> **REQUIREMENT**: Pictures excluded, reproduce exactly the lines below from the one with "Rebuild this chart" through the one with "16, 18, 20];", both included.

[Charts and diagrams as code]
:::

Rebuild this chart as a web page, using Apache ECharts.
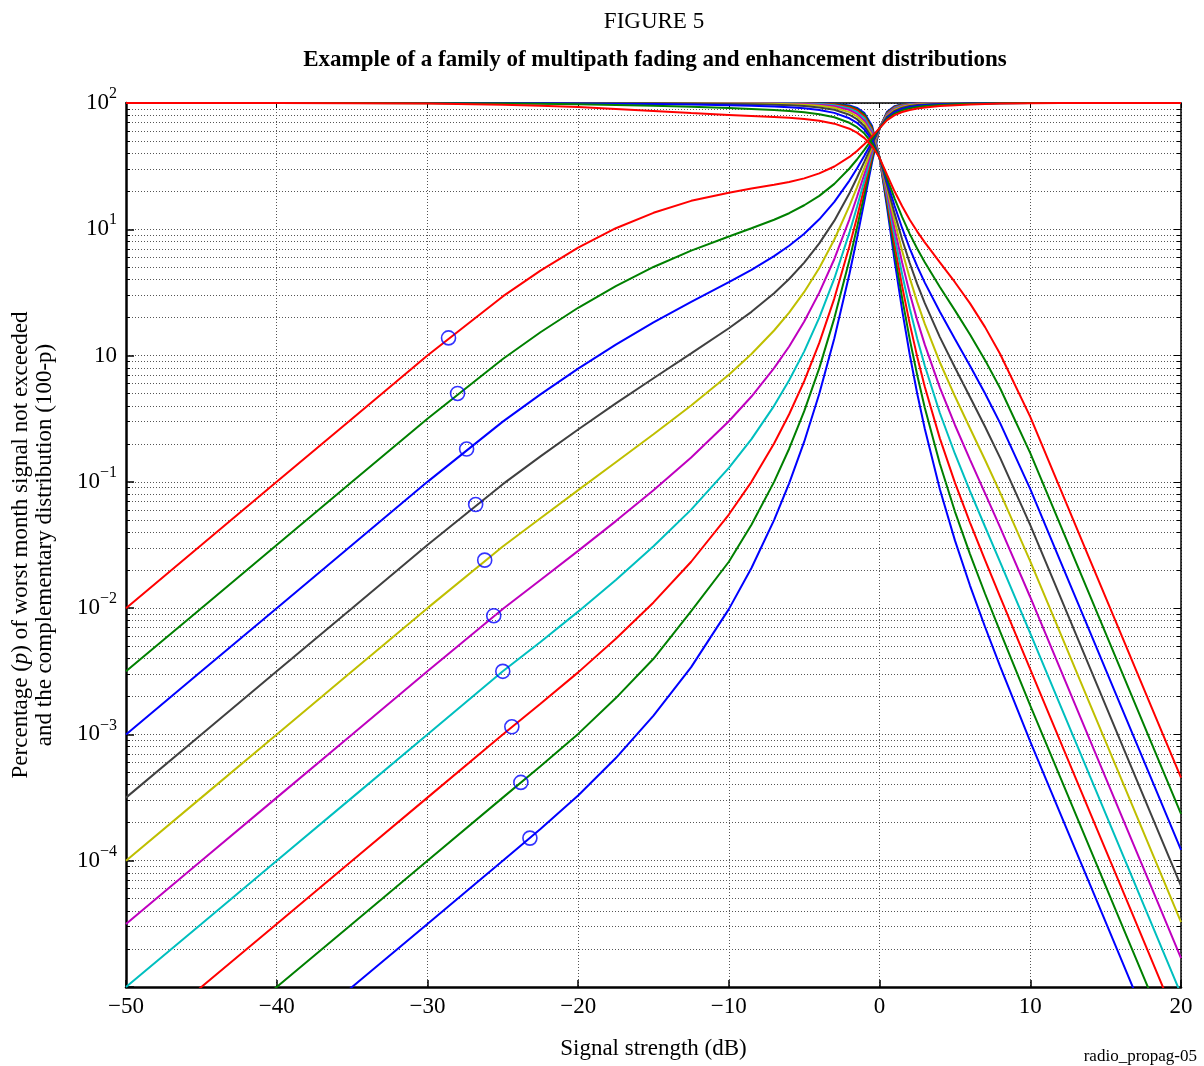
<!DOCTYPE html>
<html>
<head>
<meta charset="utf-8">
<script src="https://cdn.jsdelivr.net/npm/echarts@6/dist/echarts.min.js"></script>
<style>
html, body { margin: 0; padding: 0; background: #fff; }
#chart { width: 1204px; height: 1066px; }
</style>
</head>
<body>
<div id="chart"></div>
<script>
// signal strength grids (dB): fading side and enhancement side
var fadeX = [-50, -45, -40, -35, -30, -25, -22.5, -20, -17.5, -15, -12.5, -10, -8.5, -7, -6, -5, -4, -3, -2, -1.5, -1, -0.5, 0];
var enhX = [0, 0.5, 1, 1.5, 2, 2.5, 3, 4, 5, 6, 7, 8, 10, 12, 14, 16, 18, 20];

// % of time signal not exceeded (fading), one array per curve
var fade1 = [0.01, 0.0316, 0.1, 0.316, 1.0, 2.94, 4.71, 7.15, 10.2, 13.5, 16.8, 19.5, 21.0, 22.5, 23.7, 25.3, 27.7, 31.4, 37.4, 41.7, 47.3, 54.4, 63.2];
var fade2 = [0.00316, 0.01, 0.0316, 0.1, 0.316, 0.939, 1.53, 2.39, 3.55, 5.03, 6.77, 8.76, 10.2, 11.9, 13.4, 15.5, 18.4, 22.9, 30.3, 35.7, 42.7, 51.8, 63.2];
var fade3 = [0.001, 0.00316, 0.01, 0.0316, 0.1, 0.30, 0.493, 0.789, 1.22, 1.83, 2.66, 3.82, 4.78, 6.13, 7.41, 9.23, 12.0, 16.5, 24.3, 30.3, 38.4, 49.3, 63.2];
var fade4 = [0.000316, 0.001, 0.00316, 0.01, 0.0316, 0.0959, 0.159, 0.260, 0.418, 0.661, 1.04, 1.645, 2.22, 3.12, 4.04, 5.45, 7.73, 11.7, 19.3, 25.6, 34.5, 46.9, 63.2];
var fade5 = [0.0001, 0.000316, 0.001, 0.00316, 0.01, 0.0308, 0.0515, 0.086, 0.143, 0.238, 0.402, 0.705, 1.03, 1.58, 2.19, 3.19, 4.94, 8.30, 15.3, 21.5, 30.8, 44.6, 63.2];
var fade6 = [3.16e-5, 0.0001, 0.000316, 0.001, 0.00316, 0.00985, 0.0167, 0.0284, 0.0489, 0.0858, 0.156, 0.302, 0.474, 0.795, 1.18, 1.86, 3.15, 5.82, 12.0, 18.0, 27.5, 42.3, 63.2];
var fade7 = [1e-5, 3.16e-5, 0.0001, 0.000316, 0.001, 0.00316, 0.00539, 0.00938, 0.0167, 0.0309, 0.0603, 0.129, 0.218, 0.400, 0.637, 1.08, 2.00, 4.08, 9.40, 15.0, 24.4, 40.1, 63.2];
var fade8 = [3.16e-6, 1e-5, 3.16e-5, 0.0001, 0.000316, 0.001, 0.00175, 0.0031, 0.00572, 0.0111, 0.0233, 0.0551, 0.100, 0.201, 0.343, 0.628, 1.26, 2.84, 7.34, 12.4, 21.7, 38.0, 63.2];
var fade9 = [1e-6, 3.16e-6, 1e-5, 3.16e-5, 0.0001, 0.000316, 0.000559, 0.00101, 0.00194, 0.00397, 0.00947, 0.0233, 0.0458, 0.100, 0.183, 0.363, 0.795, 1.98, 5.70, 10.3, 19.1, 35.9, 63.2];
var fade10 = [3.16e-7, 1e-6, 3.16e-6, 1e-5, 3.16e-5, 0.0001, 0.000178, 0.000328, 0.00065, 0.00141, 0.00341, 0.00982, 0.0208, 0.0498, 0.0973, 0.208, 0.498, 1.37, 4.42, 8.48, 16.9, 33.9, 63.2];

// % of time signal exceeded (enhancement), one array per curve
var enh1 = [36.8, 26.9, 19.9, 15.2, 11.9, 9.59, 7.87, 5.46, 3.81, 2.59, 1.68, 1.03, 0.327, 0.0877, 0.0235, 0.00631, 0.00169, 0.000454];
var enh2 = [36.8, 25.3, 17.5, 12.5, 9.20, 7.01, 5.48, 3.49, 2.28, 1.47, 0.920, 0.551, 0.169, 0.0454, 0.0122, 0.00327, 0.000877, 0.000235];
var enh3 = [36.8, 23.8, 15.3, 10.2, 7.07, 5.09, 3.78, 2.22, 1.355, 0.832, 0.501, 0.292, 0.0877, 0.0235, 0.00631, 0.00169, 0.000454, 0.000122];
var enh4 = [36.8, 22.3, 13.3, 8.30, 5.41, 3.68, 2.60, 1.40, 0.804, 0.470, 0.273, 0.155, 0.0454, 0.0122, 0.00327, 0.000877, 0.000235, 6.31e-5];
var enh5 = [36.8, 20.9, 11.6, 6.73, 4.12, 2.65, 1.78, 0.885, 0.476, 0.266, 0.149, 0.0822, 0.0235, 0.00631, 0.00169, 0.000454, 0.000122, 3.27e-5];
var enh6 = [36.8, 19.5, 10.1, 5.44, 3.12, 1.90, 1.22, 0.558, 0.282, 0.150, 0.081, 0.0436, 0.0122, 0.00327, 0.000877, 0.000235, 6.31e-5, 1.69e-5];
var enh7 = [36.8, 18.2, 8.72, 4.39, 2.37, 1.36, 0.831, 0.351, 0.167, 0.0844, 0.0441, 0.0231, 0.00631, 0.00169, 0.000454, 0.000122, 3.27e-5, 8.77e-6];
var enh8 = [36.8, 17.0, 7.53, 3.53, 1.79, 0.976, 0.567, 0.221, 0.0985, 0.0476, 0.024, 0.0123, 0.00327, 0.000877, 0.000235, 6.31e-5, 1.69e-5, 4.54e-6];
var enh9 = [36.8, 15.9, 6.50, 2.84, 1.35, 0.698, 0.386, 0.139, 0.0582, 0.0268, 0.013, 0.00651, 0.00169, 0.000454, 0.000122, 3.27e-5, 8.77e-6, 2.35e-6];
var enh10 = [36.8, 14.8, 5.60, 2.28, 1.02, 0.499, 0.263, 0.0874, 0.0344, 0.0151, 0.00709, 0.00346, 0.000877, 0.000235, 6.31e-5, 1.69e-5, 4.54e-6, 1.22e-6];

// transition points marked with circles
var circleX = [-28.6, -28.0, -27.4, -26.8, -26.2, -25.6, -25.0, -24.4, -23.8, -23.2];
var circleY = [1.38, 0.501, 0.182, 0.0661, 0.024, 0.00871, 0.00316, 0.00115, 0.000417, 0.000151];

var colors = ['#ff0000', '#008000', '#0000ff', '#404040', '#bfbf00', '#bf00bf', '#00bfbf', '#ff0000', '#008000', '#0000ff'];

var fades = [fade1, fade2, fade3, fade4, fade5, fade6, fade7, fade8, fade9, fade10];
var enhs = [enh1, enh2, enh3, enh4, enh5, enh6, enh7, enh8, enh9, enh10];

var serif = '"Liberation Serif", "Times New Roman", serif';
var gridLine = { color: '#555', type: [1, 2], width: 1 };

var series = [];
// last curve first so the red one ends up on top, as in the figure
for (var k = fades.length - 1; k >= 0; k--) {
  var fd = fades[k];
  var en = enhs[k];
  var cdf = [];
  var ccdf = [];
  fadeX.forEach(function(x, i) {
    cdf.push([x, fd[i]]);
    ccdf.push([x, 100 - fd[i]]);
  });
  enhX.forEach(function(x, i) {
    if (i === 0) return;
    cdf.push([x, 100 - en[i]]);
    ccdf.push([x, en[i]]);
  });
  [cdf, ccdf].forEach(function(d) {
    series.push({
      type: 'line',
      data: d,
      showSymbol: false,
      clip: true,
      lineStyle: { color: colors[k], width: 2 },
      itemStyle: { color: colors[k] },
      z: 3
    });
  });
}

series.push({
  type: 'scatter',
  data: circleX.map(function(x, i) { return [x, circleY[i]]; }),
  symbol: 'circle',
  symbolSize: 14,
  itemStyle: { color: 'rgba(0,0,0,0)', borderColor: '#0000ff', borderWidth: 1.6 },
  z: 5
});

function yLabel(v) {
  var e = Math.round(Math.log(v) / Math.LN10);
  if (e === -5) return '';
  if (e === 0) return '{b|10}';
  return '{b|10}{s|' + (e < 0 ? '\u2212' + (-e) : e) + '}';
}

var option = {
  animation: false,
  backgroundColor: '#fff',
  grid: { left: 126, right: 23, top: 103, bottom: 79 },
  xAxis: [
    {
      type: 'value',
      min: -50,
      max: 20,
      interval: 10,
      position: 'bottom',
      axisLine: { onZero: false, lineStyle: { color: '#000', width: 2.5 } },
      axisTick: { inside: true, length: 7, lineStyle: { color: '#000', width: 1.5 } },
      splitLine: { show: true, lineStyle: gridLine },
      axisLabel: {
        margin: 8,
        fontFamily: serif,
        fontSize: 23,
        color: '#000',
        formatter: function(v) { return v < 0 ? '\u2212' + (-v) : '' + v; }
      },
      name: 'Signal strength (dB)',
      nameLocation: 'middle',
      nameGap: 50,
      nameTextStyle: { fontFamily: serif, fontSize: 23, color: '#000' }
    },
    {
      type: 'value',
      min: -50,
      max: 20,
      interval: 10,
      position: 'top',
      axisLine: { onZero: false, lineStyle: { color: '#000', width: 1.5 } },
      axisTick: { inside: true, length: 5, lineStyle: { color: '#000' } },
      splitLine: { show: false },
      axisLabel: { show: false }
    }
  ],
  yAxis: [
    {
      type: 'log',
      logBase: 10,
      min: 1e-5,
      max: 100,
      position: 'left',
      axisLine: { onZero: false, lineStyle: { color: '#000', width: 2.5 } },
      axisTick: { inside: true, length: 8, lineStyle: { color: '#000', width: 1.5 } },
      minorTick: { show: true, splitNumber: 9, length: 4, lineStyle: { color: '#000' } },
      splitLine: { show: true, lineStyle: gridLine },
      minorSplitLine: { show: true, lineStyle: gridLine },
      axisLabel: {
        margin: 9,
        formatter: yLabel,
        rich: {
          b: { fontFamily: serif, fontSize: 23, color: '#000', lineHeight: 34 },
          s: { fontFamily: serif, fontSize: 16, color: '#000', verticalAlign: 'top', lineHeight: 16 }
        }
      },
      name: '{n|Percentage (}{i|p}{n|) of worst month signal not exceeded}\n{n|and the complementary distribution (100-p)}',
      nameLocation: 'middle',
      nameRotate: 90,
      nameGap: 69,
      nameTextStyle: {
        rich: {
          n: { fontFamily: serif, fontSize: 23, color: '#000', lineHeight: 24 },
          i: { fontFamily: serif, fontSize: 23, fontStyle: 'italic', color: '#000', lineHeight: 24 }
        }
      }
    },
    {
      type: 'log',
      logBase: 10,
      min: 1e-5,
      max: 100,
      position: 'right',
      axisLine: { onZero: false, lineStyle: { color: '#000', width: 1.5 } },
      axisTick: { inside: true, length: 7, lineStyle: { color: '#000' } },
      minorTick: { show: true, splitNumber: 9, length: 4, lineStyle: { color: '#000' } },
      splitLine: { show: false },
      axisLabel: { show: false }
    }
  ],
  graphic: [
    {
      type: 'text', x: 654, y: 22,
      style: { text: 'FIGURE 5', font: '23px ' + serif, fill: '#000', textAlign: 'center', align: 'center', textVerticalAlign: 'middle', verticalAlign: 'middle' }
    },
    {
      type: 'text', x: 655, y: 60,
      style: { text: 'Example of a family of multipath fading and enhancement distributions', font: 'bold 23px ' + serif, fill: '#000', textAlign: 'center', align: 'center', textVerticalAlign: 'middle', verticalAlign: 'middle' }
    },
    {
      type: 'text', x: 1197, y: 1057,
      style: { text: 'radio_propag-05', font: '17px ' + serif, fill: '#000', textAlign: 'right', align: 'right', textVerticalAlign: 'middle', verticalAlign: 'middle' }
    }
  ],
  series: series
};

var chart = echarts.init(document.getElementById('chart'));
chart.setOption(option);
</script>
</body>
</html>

:::

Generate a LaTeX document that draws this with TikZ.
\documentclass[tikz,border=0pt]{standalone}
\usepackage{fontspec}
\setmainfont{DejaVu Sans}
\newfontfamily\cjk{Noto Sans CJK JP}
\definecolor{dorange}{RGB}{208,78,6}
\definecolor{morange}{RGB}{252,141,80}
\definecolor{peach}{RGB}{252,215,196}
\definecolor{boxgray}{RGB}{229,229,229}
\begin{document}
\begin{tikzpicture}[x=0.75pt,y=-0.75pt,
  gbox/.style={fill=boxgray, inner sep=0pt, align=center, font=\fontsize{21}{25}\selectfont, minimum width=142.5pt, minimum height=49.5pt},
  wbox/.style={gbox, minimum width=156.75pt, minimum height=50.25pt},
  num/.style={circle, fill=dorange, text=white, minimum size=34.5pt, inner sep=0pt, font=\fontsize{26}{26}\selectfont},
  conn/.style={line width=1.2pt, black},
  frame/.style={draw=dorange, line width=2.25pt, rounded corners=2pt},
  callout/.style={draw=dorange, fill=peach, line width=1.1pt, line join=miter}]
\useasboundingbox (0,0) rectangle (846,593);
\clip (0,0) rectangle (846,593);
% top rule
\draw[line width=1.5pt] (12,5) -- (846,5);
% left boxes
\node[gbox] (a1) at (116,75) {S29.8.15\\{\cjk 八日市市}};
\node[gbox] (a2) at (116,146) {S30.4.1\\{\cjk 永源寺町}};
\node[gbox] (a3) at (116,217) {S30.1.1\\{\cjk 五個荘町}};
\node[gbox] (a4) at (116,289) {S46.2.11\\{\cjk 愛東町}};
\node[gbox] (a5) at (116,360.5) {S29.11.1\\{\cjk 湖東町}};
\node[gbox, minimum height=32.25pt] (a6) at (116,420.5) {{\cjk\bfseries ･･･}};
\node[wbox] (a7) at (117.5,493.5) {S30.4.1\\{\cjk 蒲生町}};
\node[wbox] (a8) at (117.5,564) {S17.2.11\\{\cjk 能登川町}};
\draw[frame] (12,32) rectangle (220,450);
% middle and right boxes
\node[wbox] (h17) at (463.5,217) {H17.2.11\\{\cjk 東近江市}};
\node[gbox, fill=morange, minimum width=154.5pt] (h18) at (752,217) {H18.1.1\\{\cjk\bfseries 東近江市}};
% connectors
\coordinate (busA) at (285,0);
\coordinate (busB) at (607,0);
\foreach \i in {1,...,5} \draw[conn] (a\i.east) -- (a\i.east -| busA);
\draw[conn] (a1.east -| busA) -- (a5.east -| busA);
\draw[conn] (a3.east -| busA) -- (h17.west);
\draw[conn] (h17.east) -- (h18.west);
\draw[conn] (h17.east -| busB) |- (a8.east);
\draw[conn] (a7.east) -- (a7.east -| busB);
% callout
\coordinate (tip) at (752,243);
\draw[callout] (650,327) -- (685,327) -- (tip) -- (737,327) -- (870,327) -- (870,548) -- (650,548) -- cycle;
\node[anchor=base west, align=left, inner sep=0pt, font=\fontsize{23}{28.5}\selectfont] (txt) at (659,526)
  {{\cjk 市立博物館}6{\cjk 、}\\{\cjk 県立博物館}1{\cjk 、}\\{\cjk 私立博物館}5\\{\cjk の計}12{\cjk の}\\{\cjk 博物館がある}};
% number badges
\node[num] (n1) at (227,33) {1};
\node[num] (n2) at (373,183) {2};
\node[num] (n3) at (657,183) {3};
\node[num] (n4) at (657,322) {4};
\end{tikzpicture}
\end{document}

:::

> **FINAL RESULT**:
Rebuild this chart as a web page, using Apache ECharts.
<!DOCTYPE html>
<html>
<head>
<meta charset="utf-8">
<script src="https://cdn.jsdelivr.net/npm/echarts@6/dist/echarts.min.js"></script>
<style>
html, body { margin: 0; padding: 0; background: #fff; }
#chart { width: 1204px; height: 1066px; }
</style>
</head>
<body>
<div id="chart"></div>
<script>
// signal strength grids (dB): fading side and enhancement side
var fadeX = [-50, -45, -40, -35, -30, -25, -22.5, -20, -17.5, -15, -12.5, -10, -8.5, -7, -6, -5, -4, -3, -2, -1.5, -1, -0.5, 0];
var enhX = [0, 0.5, 1, 1.5, 2, 2.5, 3, 4, 5, 6, 7, 8, 10, 12, 14, 16, 18, 20];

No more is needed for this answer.